In this world ’tis the best you get at all,
For God in cursing, gives us better gifts
Than man in benediction.”
But even with her it was too much work for its own sake. It has taken fuller education, even since her time, for women to recognise that it is equally noble and just for them to receive the reward of toil in earning as it is for a man; and to be able to keep or use these earnings as they will. A century ago, men suffered somewhat from the state of things they had themselves initiated. An eldest son that received all the inheritance and privilege had therewith to support the women of his father’s family as well as of his own. It was disgraceful for him as well as for them that they should earn money. But they gave him labour, acting as upper servants, butts of ridicule, as the case might be, or blind worshippers when all the outer world had learned to disbelieve in him. Their recreation was the manufacture of useless Berlin-wool monstrosities; or self-sacrificing work in pauperising the poor of the parish, under the misdirection of a callow curate. Higher education was discredited; literary aspiration a shame-faced secret. Miss Austen had to hide her pen and ink and manuscripts by a piece of fancy-work kept handy, lest her world should know and speak its mind of her and her dreadful doings. The only profession open to a lady was matrimony; and the chances of happy matrimony were thereby enormously decreased.

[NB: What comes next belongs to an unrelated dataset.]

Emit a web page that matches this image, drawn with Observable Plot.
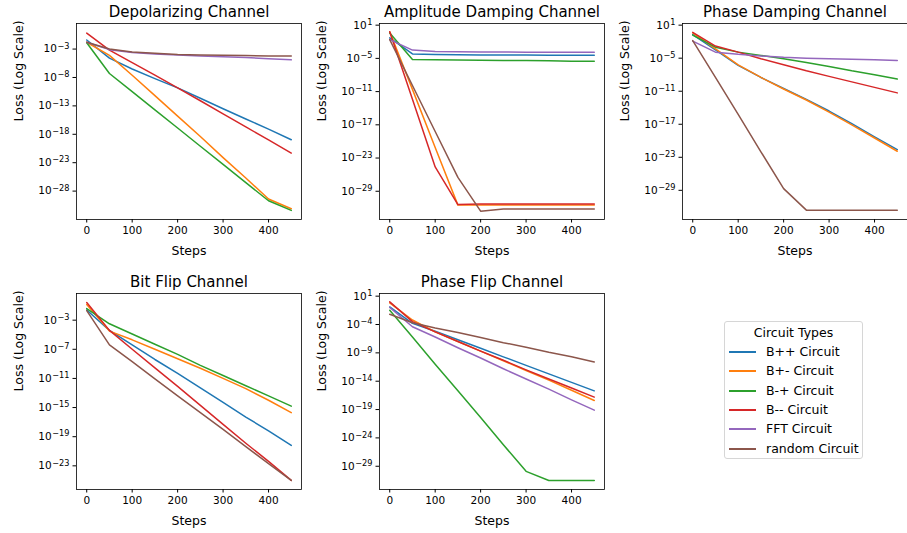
<!DOCTYPE html>
<html><head><meta charset="utf-8">
<script src="https://cdn.jsdelivr.net/npm/d3@7"></script>
<script src="https://cdn.jsdelivr.net/npm/@observablehq/plot@0.6"></script>
<style>
body{margin:0;background:#fff;overflow:hidden;font-family:"DejaVu Sans",sans-serif;}
#chart{position:relative;width:907px;height:533px;overflow:hidden;}
.panel{position:absolute;}
#legend{position:absolute;left:724px;top:321px;width:139px;height:138px;border:1px solid #d6d6d6;border-radius:3px;box-sizing:border-box;font-size:12.5px;color:#000;}
#legend .ttl{position:absolute;left:0;right:0;top:3px;text-align:center;}
#legend .row{position:absolute;left:0;height:16px;}
#legend .sw{position:absolute;left:4px;top:7px;width:27px;height:2px;}
#legend .lb{position:absolute;left:41px;top:0;white-space:nowrap;line-height:16px;}
</style></head><body><div id="chart"></div>
<script>
// ---- data (values are log10 of loss) ----
const steps = [0, 50, 100, 150, 200, 250, 300, 350, 400, 450];
const seriesNames = ["B++ Circuit", "B+- Circuit", "B-+ Circuit", "B-- Circuit", "FFT Circuit", "random Circuit"];
const seriesColors = ["#1f77b4", "#ff7f0e", "#2ca02c", "#d62728", "#9467bd", "#8c564b"];
const panelTitles = ["Depolarizing Channel", "Amplitude Damping Channel", "Phase Damping Channel", "Bit Flip Channel", "Phase Flip Channel"];
const xTicks = [0, 100, 200, 300, 400];

const depolarizingLog = [
  [-1.4, -4.6, -6.5, -8.2, -9.84, -11.66, -13.5, -15.3, -17.1, -18.96],
  [-1.8, -4.1, -7.6, -11.2, -14.8, -18.4, -22.1, -25.7, -29.4, -31.1],
  [-1.9, -7.3, -10.5, -13.7, -16.9, -20.1, -23.3, -26.5, -29.7, -31.4],
  [-0.2, -3.2, -5.4, -7.6, -9.84, -12.1, -14.4, -16.7, -19.0, -21.3],
  [-1.8, -3.1, -3.6, -3.85, -4.05, -4.2, -4.35, -4.5, -4.7, -4.9],
  [-1.8, -3.0, -3.5, -3.75, -3.95, -4.05, -4.1, -4.15, -4.2, -4.2]
];
const amplitudeDampingLog = [
  [-1.3, -4.2, -4.3, -4.35, -4.4, -4.4, -4.4, -4.45, -4.45, -4.45],
  [-0.2, -10.6, -21.1, -31.5, -31.5, -31.5, -31.5, -31.5, -31.5, -31.5],
  [-0.4, -5.2, -5.25, -5.3, -5.35, -5.4, -5.4, -5.45, -5.5, -5.5],
  [-0.2, -12.4, -24.6, -31.4, -31.3, -31.3, -31.3, -31.3, -31.3, -31.3],
  [-1.6, -3.5, -3.75, -3.8, -3.85, -3.85, -3.9, -3.9, -3.9, -3.9],
  [-1.6, -9.9, -18.2, -26.5, -32.6, -32.2, -32.2, -32.2, -32.2, -32.2]
];
const phaseDampingLog = [
  [-0.7, -3.5, -6.3, -8.5, -10.5, -12.5, -14.6, -16.9, -19.3, -21.6],
  [-0.4, -3.3, -6.2, -8.5, -10.6, -12.6, -14.8, -17.1, -19.5, -21.9],
  [-0.8, -3.0, -3.9, -4.5, -5.1, -5.8, -6.5, -7.3, -8.0, -8.8],
  [-0.3, -2.8, -3.9, -5.1, -6.2, -7.3, -8.3, -9.3, -10.3, -11.3],
  [-1.9, -3.9, -4.3, -4.6, -4.85, -5.0, -5.1, -5.2, -5.3, -5.4],
  [-1.8, -8.5, -15.2, -22.0, -28.7, -32.6, -32.6, -32.6, -32.6, -32.6]
];
const bitFlipLog = [
  [-1.6, -4.4, -6.4, -8.4, -10.3, -12.3, -14.3, -16.3, -18.2, -20.2],
  [-0.85, -4.5, -5.7, -7.0, -8.3, -9.6, -11.0, -12.4, -14.0, -15.7],
  [-1.4, -3.5, -4.9, -6.3, -7.7, -9.2, -10.6, -12.0, -13.4, -14.8],
  [-0.57, -4.4, -7.0, -9.55, -12.1, -14.7, -17.3, -19.9, -22.4, -25.0],
  null,
  [-1.7, -6.4, -8.7, -11.05, -13.4, -15.7, -18.0, -20.35, -22.7, -25.0]
];
const phaseFlipLog = [
  [-0.9, -3.8, -5.2, -6.7, -8.2, -9.7, -11.2, -12.7, -14.2, -15.7],
  [-0.2, -3.2, -5.3, -7.0, -8.7, -10.4, -12.1, -13.8, -15.6, -17.4],
  [-1.5, -6.2, -11.0, -15.7, -20.4, -25.2, -29.9, -31.5, -31.5, -31.5],
  [0.0, -3.5, -5.3, -7.0, -8.7, -10.3, -12.0, -13.6, -15.2, -16.8],
  [-1.0, -4.4, -6.2, -8.1, -9.9, -11.8, -13.6, -15.4, -17.3, -19.1],
  [-2.2, -3.7, -4.6, -5.4, -6.3, -7.2, -8.0, -8.9, -9.7, -10.6]
];
const depolarizingTicks = [-3, -8, -13, -18, -23, -28];
const amplitudeDampingTicks = [1, -5, -11, -17, -23, -29];
const phaseDampingTicks = [1, -5, -11, -17, -23, -29];
const bitFlipTicks = [-3, -7, -11, -15, -19, -23];
const phaseFlipTicks = [1, -4, -9, -14, -19, -24, -29];

// ---- layout ----
const panels = [
  {data: depolarizingLog, ticks: depolarizingTicks, dom: [-33, 1.5], left: 0, top: 0},
  {data: amplitudeDampingLog, ticks: amplitudeDampingTicks, dom: [-34.1, 1.3], left: 303, top: 0},
  {data: phaseDampingLog, ticks: phaseDampingTicks, dom: [-34.3, 1.3], left: 606, top: 0},
  {data: bitFlipLog, ticks: bitFlipTicks, dom: [-26.25, 0.66], left: 0, top: 270},
  {data: phaseFlipLog, ticks: phaseFlipTicks, dom: [-33.1, 1.47], left: 303, top: 270}
];

const supMap = {"-": "\u207B", "0": "\u2070", "1": "\u00B9", "2": "\u00B2", "3": "\u00B3", "4": "\u2074", "5": "\u2075", "6": "\u2076", "7": "\u2077", "8": "\u2078", "9": "\u2079"};
const fmt = d => "10" + String(Math.round(Math.log10(d))).split("").map(c => supMap[c]).join("");

const chart = document.getElementById("chart");
panels.forEach((p, k) => {
  const rows = [];
  p.data.forEach((vals, i) => {
    if (!vals) return;
    vals.forEach((e, j) => rows.push({step: steps[j], loss: Math.pow(10, e), series: seriesNames[i]}));
  });
  const svg = Plot.plot({
    width: 303, height: 262,
    marginLeft: 76, marginRight: 2, marginTop: 23, marginBottom: 43,
    style: {fontFamily: "DejaVu Sans", fontSize: "10.5px", color: "#000", background: "transparent", overflow: "visible"},
    x: {domain: [-22.5, 472.5], ticks: xTicks, tickSize: 3.5, tickPadding: 3.5, label: null},
    y: {type: "log", domain: [Math.pow(10, p.dom[0]), Math.pow(10, p.dom[1])], ticks: p.ticks.map(e => Math.pow(10, e)), tickFormat: fmt, tickSize: 3.5, tickPadding: 3.5, label: null},
    color: {domain: seriesNames, range: seriesColors},
    marks: [
      Plot.line(rows, {x: "step", y: "loss", z: "series", stroke: "series", strokeWidth: 1.5}),
      Plot.frame({stroke: "#000", strokeWidth: 0.8}),
      Plot.text([panelTitles[k]], {frameAnchor: "top", dy: -17, fontSize: 15}),
      Plot.text(["Steps"], {frameAnchor: "bottom", dy: 35, fontSize: 12.5}),
      Plot.text(["Loss (Log Scale)"], {frameAnchor: "left", dx: -58, rotate: -90, fontSize: 12.5})
    ]
  });
  // render y tick labels as 10 with a raised, smaller exponent (mathtext style)
  const inv = {};
  Object.keys(supMap).forEach(c => inv[supMap[c]] = c);
  svg.querySelectorAll("text").forEach(t => {
    const s = t.textContent;
    if (s.length > 2 && s.startsWith("10") && inv[s[2]] !== undefined) {
      const exp = s.slice(2).split("").map(c => inv[c]).join("").replace("-", "\u2212");
      while (t.firstChild) t.removeChild(t.firstChild);
      const ns = "http://www.w3.org/2000/svg";
      const a = document.createElementNS(ns, "tspan");
      a.textContent = "10";
      const b = document.createElementNS(ns, "tspan");
      b.textContent = exp;
      b.setAttribute("font-size", "8.2px");
      b.setAttribute("dy", "-3.6");
      b.setAttribute("dx", "0.6");
      t.appendChild(a);
      t.appendChild(b);
    }
  });
  svg.classList.add("panel");
  svg.style.left = p.left + "px";
  svg.style.top = p.top + "px";
  chart.appendChild(svg);
});

// ---- legend ----
const legend = document.createElement("div");
legend.id = "legend";
legend.innerHTML = '<div class="ttl">Circuit Types</div>' + seriesNames.map((n, i) =>
  `<div class="row" style="top:${22 + i * 19.3}px"><div class="sw" style="background:${seriesColors[i]}"></div><div class="lb">${n}</div></div>`).join("");
chart.appendChild(legend);
</script>
</body></html>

If the dignity of being able to earn money has raised women immensely in social life, their higher education has made this earning possible. Dependent sisters need no longer hang their heads in shame before supporting brothers. If they are not needed in their homes, they may go forth into the world, eat the sweet bread of honest labour, and become individuals.
But the woman is fettered still by the trammels of custom, by the protection accorded to males; false social and economic creeds which teach that man’s work must be paid higher than woman’s, whether it is better done or not; by men’s power of place, which gives them power of veto; by inherited thought-fallacies and linguistic inaccuracies; by the nature of the medium through which things are seen.
Bacon wisely advised men to study all things in the “lumen siccum” or dry light of science, lest vapours arising from the mind should obscure the vision. He also pointed out that “There are four classes of Idols which beset men’s minds. To these for distinction sake I have assigned names—calling the first class Idols of the Tribe; the second, Idols of the Cave; the third, Idols of the Market-place; the fourth, Idols of the Theatre” (“Novum Organum,” Article xxxix., p. 53; also in lix.). “But the Idols of the Market-place are the most troublesome of all; idols which have crept into the understanding through the alliances of words and names. For men believe that their reason governs words; but it is also true that words react on the understanding.” Is the word “man” a common or masculine term?
After an impartial analysis of the laws regarding women, can men say that they are just? Can they continue to assert that they know better than women do what they need, and wish, and strain after; and if they know, will they do the thing that is necessary? With the best will in the world, which I believe the majority of men have, they do not know how. Only the foot that wears the shoe knows just where it pinches, and feels keenly the need of alteration.
Why must a woman be unable to free herself from an unfaithful husband if his hand is restrained from personal cruelty?
Why may a noble and loving mother have less power over the children she bore, and toiled for, than a selfish, indifferent father, who still “has sacred rights, because he has sacred duties” that he has despised?